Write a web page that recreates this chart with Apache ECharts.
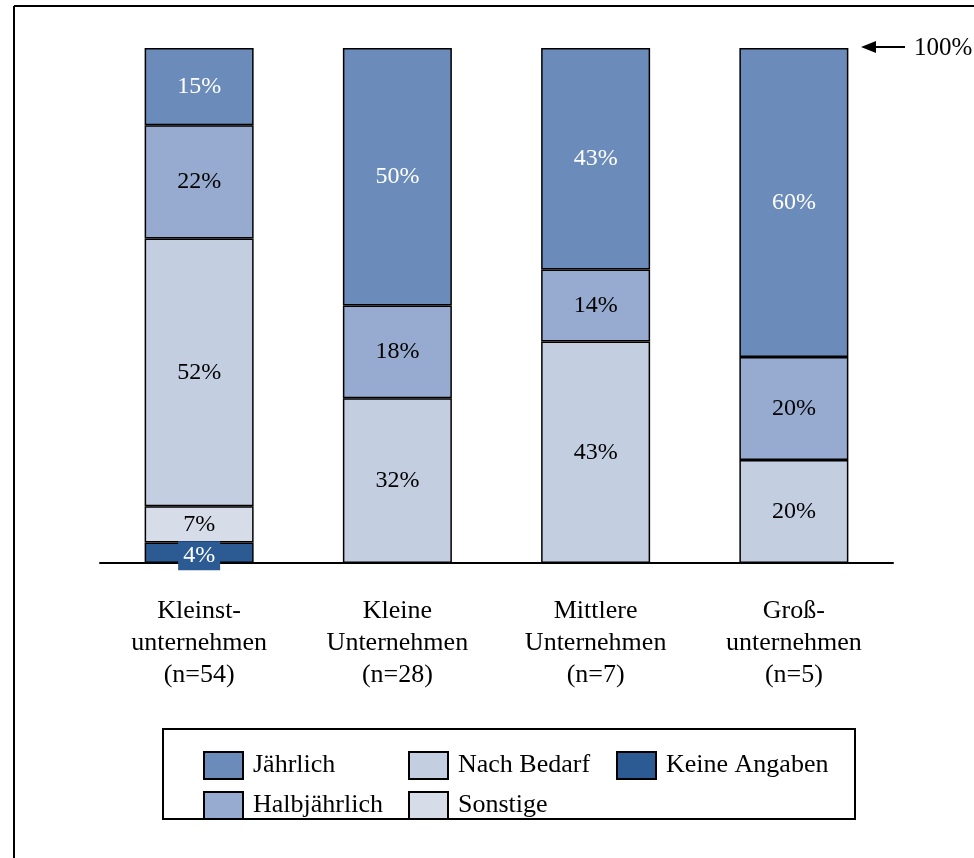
<!DOCTYPE html>
<html>
<head>
<meta charset="utf-8">
<script src="https://cdn.jsdelivr.net/npm/echarts@6/dist/echarts.min.js"></script>
<style>
  html, body { margin: 0; padding: 0; background: #fff; }
  #chart { width: 974px; height: 858px; }
</style>
</head>
<body>
<div id="chart"></div>
<script>
// categories (x axis)
const categories = [
  "Kleinst-\nunternehmen\n(n=54)",
  "Kleine\nUnternehmen\n(n=28)",
  "Mittlere\nUnternehmen\n(n=7)",
  "Groß-\nunternehmen\n(n=5)"
];

// shares in percent, bottom to top of each stack
const keineAngaben = [4, null, null, null];
const sonstige     = [7, null, null, null];
const nachBedarf   = [52, 32, 43, 20];
const halbjaehrlich = [22, 18, 14, 20];
const jaehrlich    = [15, 50, 43, 60];

const FONT = "'Liberation Serif', 'Times New Roman', serif";

const chart = echarts.init(document.getElementById("chart"));

function makeSeries(name, data, color, labelColor, extraLabel) {
  return {
    name: name,
    type: "bar",
    stack: "total",
    barWidth: 109,
    data: data,
    itemStyle: {
      color: color,
      borderColor: "#000",
      borderWidth: 1.5
    },
    label: Object.assign({
      show: true,
      position: "inside",
      formatter: "{c}%",
      color: labelColor,
      fontFamily: FONT,
      fontSize: 24
    }, extraLabel || {}),
    emphasis: { disabled: true },
    animation: false
  };
}

const series = [
  makeSeries("Keine Angaben", keineAngaben, "#2c5a93", "#fff", {
    backgroundColor: "#2c5a93",
    padding: [4, 5, 1, 5],
    offset: [0, 3]
  }),
  makeSeries("Sonstige", sonstige, "#d6dde9", "#000"),
  makeSeries("Nach Bedarf", nachBedarf, "#c3cee1", "#000"),
  makeSeries("Halbjährlich", halbjaehrlich, "#96abcf", "#000"),
  makeSeries("Jährlich", jaehrlich, "#6b8cba", "#fff")
];

function legendAt(name, left, top) {
  return {
    data: [name],
    left: left,
    top: top,
    padding: 0,
    itemWidth: 39,
    itemHeight: 27,
    icon: "rect",
    selectedMode: false,
    itemStyle: { borderColor: "#000", borderWidth: 2 },
    textStyle: { fontFamily: FONT, fontSize: 26, color: "#000", padding: [0, 0, 0, 5] }
  };
}

const options = {
  backgroundColor: "#fff",
  animation: false,
  grid: {
    left: 100,
    right: 81,
    top: 48,
    bottom: 295
  },
  xAxis: {
    type: "category",
    data: categories,
    axisLine: { show: true, lineStyle: { color: "#000", width: 2 } },
    axisTick: { show: false },
    axisLabel: {
      color: "#000",
      fontFamily: FONT,
      fontSize: 26,
      lineHeight: 32,
      margin: 32
    }
  },
  yAxis: {
    type: "value",
    min: 0,
    max: 100,
    show: false,
    splitLine: { show: false }
  },
  legend: [
    legendAt("Jährlich", 203, 751),
    legendAt("Nach Bedarf", 408, 751),
    legendAt("Keine Angaben", 616, 751),
    legendAt("Halbjährlich", 203, 791),
    legendAt("Sonstige", 408, 791)
  ],
  graphic: [
    // outer frame (left and top edges)
    { type: "line", shape: { x1: 14, y1: 6, x2: 14, y2: 858 }, style: { stroke: "#000", lineWidth: 2 } },
    { type: "line", shape: { x1: 14, y1: 6, x2: 974, y2: 6 }, style: { stroke: "#000", lineWidth: 2 } },
    // legend box
    { type: "rect", shape: { x: 163, y: 729, width: 692, height: 90 }, style: { fill: "none", stroke: "#000", lineWidth: 2 } },
    // 100% marker
    { type: "line", shape: { x1: 872, y1: 47, x2: 905, y2: 47 }, style: { stroke: "#000", lineWidth: 2 } },
    { type: "polygon", shape: { points: [[861, 47], [876, 41], [876, 53]] }, style: { fill: "#000" } },
    { type: "text", left: 914, top: 36, style: { text: "100%", fontFamily: FONT, fontSize: 25, fill: "#000" } }
  ],
  series: series
};

chart.setOption(options, true);
</script>
</body>
</html>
+-------+
■ Task prompt ■
Repeat the material above word for word, please, apart from its images.

■ Result of the task ■
Write a web page that recreates this chart with Apache ECharts.
<!DOCTYPE html>
<html>
<head>
<meta charset="utf-8">
<script src="https://cdn.jsdelivr.net/npm/echarts@6/dist/echarts.min.js"></script>
<style>
  html, body { margin: 0; padding: 0; background: #fff; }
  #chart { width: 974px; height: 858px; }
</style>
</head>
<body>
<div id="chart"></div>
<script>
// categories (x axis)
const categories = [
  "Kleinst-\nunternehmen\n(n=54)",
  "Kleine\nUnternehmen\n(n=28)",
  "Mittlere\nUnternehmen\n(n=7)",
  "Groß-\nunternehmen\n(n=5)"
];

// shares in percent, bottom to top of each stack
const keineAngaben = [4, null, null, null];
const sonstige     = [7, null, null, null];
const nachBedarf   = [52, 32, 43, 20];
const halbjaehrlich = [22, 18, 14, 20];
const jaehrlich    = [15, 50, 43, 60];

const FONT = "'Liberation Serif', 'Times New Roman', serif";

const chart = echarts.init(document.getElementById("chart"));

function makeSeries(name, data, color, labelColor, extraLabel) {
  return {
    name: name,
    type: "bar",
    stack: "total",
    barWidth: 109,
    data: data,
    itemStyle: {
      color: color,
      borderColor: "#000",
      borderWidth: 1.5
    },
    label: Object.assign({
      show: true,
      position: "inside",
      formatter: "{c}%",
      color: labelColor,
      fontFamily: FONT,
      fontSize: 24
    }, extraLabel || {}),
    emphasis: { disabled: true },
    animation: false
  };
}

const series = [
  makeSeries("Keine Angaben", keineAngaben, "#2c5a93", "#fff", {
    backgroundColor: "#2c5a93",
    padding: [4, 5, 1, 5],
    offset: [0, 3]
  }),
  makeSeries("Sonstige", sonstige, "#d6dde9", "#000"),
  makeSeries("Nach Bedarf", nachBedarf, "#c3cee1", "#000"),
  makeSeries("Halbjährlich", halbjaehrlich, "#96abcf", "#000"),
  makeSeries("Jährlich", jaehrlich, "#6b8cba", "#fff")
];

function legendAt(name, left, top) {
  return {
    data: [name],
    left: left,
    top: top,
    padding: 0,
    itemWidth: 39,
    itemHeight: 27,
    icon: "rect",
    selectedMode: false,
    itemStyle: { borderColor: "#000", borderWidth: 2 },
    textStyle: { fontFamily: FONT, fontSize: 26, color: "#000", padding: [0, 0, 0, 5] }
  };
}

const options = {
  backgroundColor: "#fff",
  animation: false,
  grid: {
    left: 100,
    right: 81,
    top: 48,
    bottom: 295
  },
  xAxis: {
    type: "category",
    data: categories,
    axisLine: { show: true, lineStyle: { color: "#000", width: 2 } },
    axisTick: { show: false },
    axisLabel: {
      color: "#000",
      fontFamily: FONT,
      fontSize: 26,
      lineHeight: 32,
      margin: 32
    }
  },
  yAxis: {
    type: "value",
    min: 0,
    max: 100,
    show: false,
    splitLine: { show: false }
  },
  legend: [
    legendAt("Jährlich", 203, 751),
    legendAt("Nach Bedarf", 408, 751),
    legendAt("Keine Angaben", 616, 751),
    legendAt("Halbjährlich", 203, 791),
    legendAt("Sonstige", 408, 791)
  ],
  graphic: [
    // outer frame (left and top edges)
    { type: "line", shape: { x1: 14, y1: 6, x2: 14, y2: 858 }, style: { stroke: "#000", lineWidth: 2 } },
    { type: "line", shape: { x1: 14, y1: 6, x2: 974, y2: 6 }, style: { stroke: "#000", lineWidth: 2 } },
    // legend box
    { type: "rect", shape: { x: 163, y: 729, width: 692, height: 90 }, style: { fill: "none", stroke: "#000", lineWidth: 2 } },
    // 100% marker
    { type: "line", shape: { x1: 872, y1: 47, x2: 905, y2: 47 }, style: { stroke: "#000", lineWidth: 2 } },
    { type: "polygon", shape: { points: [[861, 47], [876, 41], [876, 53]] }, style: { fill: "#000" } },
    { type: "text", left: 914, top: 36, style: { text: "100%", fontFamily: FONT, fontSize: 25, fill: "#000" } }
  ],
  series: series
};

chart.setOption(options, true);
</script>
</body>
</html>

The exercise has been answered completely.